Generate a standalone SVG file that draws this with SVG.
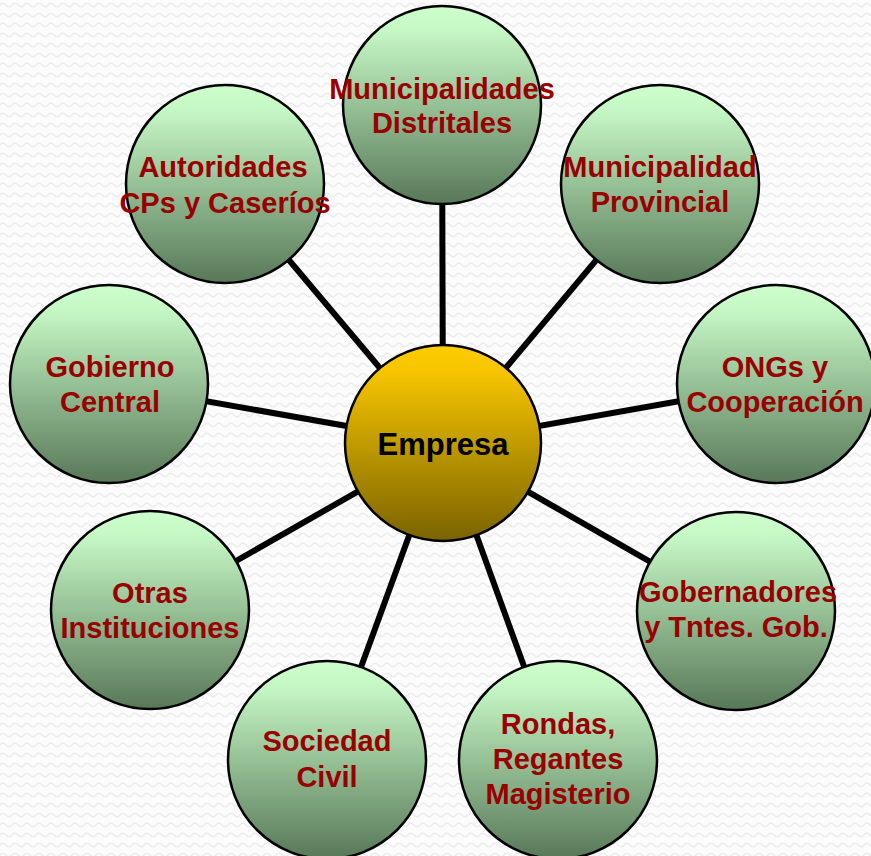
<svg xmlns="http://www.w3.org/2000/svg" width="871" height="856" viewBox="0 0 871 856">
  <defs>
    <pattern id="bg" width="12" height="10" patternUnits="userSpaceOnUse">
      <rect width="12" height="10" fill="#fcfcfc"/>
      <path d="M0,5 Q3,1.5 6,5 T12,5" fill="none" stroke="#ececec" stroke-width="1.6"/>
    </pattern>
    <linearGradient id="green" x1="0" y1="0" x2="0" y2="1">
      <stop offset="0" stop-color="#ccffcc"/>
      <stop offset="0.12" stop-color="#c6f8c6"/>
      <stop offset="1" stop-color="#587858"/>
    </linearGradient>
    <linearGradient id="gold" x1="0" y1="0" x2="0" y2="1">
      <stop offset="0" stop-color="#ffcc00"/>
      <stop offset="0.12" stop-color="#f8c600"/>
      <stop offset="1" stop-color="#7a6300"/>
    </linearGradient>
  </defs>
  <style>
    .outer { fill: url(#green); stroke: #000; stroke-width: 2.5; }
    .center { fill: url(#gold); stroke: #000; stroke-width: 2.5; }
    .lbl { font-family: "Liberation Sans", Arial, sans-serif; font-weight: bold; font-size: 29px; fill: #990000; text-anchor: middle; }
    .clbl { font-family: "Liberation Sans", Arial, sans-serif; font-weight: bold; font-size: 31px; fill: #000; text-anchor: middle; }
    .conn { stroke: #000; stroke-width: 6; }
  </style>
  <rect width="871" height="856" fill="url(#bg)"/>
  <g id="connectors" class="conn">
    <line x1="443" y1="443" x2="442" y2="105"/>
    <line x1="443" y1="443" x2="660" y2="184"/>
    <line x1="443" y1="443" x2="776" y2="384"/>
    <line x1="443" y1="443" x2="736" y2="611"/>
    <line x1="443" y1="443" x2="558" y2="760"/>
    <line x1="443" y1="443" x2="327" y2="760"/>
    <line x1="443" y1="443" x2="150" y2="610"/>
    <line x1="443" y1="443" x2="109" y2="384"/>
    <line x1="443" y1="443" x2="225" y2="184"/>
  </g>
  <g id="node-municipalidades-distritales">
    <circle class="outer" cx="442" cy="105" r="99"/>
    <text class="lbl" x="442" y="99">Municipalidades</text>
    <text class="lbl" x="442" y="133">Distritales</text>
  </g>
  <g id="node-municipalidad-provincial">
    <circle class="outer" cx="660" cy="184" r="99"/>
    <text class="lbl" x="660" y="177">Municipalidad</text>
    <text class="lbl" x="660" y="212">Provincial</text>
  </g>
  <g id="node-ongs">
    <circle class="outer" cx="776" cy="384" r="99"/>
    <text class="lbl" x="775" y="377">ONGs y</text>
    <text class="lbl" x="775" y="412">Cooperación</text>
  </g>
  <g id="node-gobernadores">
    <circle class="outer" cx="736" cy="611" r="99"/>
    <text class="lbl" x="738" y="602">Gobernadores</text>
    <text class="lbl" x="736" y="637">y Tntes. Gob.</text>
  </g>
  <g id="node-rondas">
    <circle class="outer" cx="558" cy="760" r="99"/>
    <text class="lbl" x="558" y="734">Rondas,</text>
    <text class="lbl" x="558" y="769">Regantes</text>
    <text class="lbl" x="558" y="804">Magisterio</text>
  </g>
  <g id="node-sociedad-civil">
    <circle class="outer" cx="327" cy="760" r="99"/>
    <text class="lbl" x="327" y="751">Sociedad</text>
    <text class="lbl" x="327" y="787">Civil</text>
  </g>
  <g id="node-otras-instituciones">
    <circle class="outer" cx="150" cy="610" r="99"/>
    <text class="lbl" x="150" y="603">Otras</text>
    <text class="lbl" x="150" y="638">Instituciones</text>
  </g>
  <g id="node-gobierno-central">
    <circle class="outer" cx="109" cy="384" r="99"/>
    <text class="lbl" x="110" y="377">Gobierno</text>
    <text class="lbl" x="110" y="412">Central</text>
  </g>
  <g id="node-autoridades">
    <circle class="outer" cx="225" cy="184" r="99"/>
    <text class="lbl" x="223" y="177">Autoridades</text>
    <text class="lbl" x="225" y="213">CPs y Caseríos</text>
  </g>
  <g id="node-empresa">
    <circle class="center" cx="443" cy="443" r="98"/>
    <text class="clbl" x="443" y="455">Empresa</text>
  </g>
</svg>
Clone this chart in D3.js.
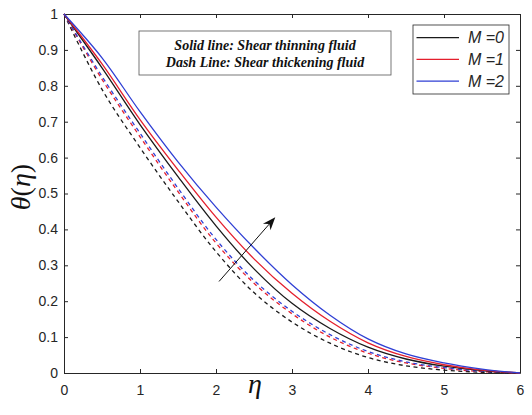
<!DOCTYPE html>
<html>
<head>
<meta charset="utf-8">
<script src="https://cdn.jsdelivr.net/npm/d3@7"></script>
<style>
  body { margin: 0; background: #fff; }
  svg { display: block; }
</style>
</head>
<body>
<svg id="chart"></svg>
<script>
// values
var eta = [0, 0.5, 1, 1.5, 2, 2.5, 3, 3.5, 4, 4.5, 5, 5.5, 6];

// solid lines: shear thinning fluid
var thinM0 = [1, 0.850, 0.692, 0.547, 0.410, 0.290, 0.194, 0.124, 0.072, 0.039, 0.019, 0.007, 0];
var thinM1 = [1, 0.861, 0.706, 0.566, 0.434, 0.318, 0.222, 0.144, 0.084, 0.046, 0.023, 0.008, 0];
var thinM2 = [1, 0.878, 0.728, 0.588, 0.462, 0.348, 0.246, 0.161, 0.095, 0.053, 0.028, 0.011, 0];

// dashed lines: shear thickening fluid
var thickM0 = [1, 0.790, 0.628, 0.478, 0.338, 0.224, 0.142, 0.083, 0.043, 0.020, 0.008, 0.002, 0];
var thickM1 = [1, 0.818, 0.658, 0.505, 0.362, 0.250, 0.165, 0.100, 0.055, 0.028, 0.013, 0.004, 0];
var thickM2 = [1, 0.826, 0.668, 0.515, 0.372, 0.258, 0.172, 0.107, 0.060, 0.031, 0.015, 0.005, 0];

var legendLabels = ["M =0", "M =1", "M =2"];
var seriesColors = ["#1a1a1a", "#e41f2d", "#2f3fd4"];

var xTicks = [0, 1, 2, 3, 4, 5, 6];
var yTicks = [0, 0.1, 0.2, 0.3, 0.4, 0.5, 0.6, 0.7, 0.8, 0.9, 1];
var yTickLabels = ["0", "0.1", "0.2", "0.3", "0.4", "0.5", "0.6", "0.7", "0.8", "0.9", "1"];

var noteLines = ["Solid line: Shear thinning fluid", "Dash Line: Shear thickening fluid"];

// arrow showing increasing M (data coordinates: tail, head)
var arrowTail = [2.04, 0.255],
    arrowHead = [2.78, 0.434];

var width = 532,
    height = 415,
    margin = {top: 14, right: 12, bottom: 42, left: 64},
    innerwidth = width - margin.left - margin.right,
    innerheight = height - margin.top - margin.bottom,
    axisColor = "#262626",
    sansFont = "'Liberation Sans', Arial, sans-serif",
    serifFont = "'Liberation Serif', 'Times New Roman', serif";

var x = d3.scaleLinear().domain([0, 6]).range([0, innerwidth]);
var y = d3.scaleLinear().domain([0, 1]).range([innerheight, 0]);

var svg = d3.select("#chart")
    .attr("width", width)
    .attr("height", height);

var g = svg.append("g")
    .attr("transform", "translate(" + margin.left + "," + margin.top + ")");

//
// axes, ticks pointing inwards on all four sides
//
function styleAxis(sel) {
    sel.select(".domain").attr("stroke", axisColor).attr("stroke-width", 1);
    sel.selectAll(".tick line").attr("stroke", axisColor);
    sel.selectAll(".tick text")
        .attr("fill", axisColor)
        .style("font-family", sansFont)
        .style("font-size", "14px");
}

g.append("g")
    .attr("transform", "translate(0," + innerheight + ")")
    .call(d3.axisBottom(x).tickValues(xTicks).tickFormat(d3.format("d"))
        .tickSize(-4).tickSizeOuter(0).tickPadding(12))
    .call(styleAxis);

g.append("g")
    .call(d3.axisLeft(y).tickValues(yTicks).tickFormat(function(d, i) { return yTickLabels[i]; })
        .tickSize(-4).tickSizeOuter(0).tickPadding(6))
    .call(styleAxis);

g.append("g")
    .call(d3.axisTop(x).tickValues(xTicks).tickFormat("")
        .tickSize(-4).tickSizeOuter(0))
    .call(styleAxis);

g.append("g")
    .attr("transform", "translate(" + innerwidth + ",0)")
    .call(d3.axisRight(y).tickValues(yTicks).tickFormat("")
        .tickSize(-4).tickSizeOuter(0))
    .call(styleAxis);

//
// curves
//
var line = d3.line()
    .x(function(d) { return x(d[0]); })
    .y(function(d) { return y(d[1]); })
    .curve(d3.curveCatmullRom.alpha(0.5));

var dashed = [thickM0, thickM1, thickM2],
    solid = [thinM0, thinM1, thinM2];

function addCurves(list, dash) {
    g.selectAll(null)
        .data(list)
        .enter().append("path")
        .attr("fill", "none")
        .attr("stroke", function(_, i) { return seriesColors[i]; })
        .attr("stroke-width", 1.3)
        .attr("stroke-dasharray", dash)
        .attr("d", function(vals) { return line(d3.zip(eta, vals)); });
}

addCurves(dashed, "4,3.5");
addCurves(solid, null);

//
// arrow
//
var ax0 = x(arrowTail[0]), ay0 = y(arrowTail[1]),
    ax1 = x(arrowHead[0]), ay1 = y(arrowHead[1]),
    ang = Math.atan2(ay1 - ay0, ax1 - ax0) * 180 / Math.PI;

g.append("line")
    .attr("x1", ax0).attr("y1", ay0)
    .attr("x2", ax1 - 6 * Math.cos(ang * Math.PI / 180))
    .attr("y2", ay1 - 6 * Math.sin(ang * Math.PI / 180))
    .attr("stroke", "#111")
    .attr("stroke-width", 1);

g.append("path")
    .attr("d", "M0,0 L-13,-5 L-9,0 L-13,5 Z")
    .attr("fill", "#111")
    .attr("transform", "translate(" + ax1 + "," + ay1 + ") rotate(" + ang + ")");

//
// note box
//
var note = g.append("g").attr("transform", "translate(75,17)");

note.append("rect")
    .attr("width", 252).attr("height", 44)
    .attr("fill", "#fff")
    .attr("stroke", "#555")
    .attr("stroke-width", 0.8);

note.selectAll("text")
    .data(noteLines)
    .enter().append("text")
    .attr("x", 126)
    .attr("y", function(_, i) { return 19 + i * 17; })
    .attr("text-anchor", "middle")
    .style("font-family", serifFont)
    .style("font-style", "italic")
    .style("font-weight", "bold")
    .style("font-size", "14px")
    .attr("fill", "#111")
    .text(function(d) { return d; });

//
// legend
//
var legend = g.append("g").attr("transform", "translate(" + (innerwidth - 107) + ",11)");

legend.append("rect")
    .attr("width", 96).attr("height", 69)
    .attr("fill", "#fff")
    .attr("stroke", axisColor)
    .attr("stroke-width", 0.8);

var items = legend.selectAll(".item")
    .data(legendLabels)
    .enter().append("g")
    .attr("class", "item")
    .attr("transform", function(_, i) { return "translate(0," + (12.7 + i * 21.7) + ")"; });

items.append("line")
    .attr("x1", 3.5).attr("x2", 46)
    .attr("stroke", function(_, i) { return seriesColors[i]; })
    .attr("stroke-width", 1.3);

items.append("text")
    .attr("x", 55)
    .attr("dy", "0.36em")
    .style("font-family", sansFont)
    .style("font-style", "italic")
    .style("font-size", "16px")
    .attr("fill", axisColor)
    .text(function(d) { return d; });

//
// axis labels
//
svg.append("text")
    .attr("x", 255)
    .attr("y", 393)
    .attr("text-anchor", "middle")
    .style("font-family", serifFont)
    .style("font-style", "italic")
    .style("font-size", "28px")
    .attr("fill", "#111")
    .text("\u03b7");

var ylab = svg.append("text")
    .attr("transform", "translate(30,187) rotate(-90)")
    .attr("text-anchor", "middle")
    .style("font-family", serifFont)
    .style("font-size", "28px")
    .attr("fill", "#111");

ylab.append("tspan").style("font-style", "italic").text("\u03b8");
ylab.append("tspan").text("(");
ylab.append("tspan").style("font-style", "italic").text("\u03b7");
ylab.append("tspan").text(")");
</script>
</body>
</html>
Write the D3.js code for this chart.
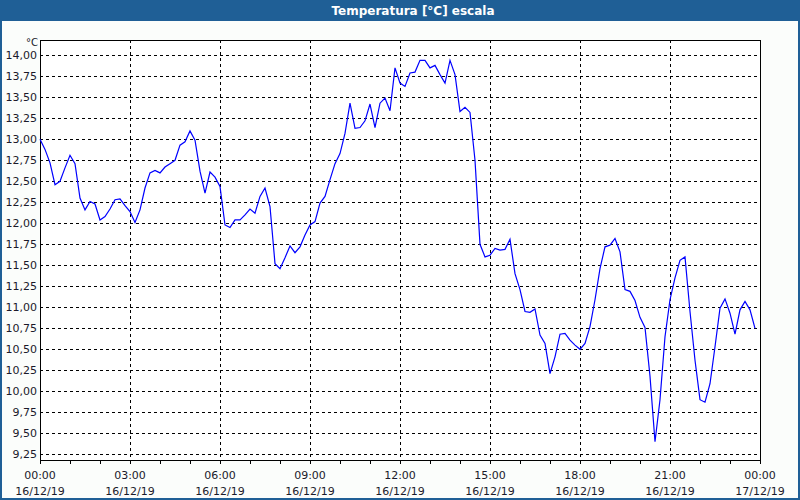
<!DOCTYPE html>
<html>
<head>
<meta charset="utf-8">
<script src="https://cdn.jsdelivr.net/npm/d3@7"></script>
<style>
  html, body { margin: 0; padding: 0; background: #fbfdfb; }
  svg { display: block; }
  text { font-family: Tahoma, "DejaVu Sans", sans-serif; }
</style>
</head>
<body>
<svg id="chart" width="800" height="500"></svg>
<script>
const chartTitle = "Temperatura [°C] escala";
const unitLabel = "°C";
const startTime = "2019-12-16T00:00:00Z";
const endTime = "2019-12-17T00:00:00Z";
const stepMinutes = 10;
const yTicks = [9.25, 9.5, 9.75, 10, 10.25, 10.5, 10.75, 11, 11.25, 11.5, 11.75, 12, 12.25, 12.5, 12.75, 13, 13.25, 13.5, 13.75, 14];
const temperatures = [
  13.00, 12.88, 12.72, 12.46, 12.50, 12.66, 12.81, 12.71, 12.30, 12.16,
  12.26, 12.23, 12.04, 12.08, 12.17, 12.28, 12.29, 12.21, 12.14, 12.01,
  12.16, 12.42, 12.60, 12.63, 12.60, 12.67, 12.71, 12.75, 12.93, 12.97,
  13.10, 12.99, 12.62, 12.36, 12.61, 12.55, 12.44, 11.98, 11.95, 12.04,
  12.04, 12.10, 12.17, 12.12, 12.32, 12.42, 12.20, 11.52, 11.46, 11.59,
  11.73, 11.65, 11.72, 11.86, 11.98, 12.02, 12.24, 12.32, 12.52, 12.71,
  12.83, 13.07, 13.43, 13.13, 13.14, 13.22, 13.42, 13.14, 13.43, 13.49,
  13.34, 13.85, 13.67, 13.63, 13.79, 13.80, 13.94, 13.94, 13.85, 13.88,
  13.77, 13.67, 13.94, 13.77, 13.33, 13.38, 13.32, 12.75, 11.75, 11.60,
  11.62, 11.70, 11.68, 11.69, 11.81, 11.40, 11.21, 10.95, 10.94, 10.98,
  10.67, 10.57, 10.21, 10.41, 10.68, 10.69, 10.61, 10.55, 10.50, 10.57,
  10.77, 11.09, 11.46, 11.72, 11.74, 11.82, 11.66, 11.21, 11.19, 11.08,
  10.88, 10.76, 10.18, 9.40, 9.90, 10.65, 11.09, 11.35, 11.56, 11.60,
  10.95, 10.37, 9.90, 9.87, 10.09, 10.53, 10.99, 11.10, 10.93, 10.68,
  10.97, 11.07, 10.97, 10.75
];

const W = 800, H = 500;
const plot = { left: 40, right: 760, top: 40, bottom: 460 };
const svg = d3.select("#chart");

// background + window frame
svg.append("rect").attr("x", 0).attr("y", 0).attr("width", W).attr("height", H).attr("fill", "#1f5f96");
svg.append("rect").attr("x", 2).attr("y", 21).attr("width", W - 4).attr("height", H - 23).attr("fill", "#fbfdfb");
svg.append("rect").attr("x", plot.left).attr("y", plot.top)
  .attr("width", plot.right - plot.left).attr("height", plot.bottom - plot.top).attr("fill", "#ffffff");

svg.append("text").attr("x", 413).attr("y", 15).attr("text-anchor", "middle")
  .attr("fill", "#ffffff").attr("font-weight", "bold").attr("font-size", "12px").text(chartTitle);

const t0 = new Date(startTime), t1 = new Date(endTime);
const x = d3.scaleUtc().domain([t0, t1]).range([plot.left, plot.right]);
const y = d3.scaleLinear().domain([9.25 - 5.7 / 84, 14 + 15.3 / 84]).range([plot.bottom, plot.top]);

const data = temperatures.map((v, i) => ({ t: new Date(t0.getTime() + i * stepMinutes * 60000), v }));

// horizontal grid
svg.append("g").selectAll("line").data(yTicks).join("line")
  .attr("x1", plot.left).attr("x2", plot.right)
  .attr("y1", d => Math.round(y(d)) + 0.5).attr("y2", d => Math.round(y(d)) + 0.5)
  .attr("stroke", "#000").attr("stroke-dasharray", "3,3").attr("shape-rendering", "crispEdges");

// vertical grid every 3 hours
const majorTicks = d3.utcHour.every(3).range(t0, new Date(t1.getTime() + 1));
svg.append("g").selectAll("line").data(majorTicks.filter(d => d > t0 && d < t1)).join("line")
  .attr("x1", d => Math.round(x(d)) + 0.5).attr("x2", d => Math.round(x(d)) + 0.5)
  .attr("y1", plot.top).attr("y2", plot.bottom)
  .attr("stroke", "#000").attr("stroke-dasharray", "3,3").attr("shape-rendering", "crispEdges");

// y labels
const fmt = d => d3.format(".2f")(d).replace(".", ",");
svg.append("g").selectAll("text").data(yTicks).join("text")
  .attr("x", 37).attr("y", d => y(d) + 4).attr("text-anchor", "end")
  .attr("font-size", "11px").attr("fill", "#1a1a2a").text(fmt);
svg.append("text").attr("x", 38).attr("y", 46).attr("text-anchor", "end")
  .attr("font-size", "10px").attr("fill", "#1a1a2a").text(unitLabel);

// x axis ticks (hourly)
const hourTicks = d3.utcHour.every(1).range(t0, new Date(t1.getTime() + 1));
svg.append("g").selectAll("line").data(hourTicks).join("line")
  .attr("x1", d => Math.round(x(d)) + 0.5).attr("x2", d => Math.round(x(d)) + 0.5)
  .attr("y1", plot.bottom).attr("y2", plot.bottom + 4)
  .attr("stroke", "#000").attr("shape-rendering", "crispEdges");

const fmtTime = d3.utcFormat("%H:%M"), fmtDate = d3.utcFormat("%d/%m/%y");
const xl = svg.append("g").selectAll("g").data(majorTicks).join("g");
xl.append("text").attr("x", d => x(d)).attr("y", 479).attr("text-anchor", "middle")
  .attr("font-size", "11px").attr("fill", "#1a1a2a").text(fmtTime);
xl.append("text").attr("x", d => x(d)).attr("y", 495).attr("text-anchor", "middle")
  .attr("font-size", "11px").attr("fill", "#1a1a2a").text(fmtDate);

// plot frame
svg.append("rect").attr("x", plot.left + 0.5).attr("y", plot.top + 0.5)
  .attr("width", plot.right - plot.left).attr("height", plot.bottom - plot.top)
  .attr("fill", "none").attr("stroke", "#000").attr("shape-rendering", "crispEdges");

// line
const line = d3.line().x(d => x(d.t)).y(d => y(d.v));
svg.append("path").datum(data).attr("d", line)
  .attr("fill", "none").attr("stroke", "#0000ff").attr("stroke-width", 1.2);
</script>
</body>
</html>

•••

Problem statement => Using the entries above, transcribe every line from the line containing "Clone this chart in D3.js." through the line containing "arrowHead = [2.78, 0.434];". Do not copy pictures.

Response to the exercise =>
Clone this chart in D3.js.
<!DOCTYPE html>
<html>
<head>
<meta charset="utf-8">
<script src="https://cdn.jsdelivr.net/npm/d3@7"></script>
<style>
  body { margin: 0; background: #fff; }
  svg { display: block; }
</style>
</head>
<body>
<svg id="chart"></svg>
<script>
// values
var eta = [0, 0.5, 1, 1.5, 2, 2.5, 3, 3.5, 4, 4.5, 5, 5.5, 6];

// solid lines: shear thinning fluid
var thinM0 = [1, 0.850, 0.692, 0.547, 0.410, 0.290, 0.194, 0.124, 0.072, 0.039, 0.019, 0.007, 0];
var thinM1 = [1, 0.861, 0.706, 0.566, 0.434, 0.318, 0.222, 0.144, 0.084, 0.046, 0.023, 0.008, 0];
var thinM2 = [1, 0.878, 0.728, 0.588, 0.462, 0.348, 0.246, 0.161, 0.095, 0.053, 0.028, 0.011, 0];

// dashed lines: shear thickening fluid
var thickM0 = [1, 0.790, 0.628, 0.478, 0.338, 0.224, 0.142, 0.083, 0.043, 0.020, 0.008, 0.002, 0];
var thickM1 = [1, 0.818, 0.658, 0.505, 0.362, 0.250, 0.165, 0.100, 0.055, 0.028, 0.013, 0.004, 0];
var thickM2 = [1, 0.826, 0.668, 0.515, 0.372, 0.258, 0.172, 0.107, 0.060, 0.031, 0.015, 0.005, 0];

var legendLabels = ["M =0", "M =1", "M =2"];
var seriesColors = ["#1a1a1a", "#e41f2d", "#2f3fd4"];

var xTicks = [0, 1, 2, 3, 4, 5, 6];
var yTicks = [0, 0.1, 0.2, 0.3, 0.4, 0.5, 0.6, 0.7, 0.8, 0.9, 1];
var yTickLabels = ["0", "0.1", "0.2", "0.3", "0.4", "0.5", "0.6", "0.7", "0.8", "0.9", "1"];

var noteLines = ["Solid line: Shear thinning fluid", "Dash Line: Shear thickening fluid"];

// arrow showing increasing M (data coordinates: tail, head)
var arrowTail = [2.04, 0.255],
    arrowHead = [2.78, 0.434];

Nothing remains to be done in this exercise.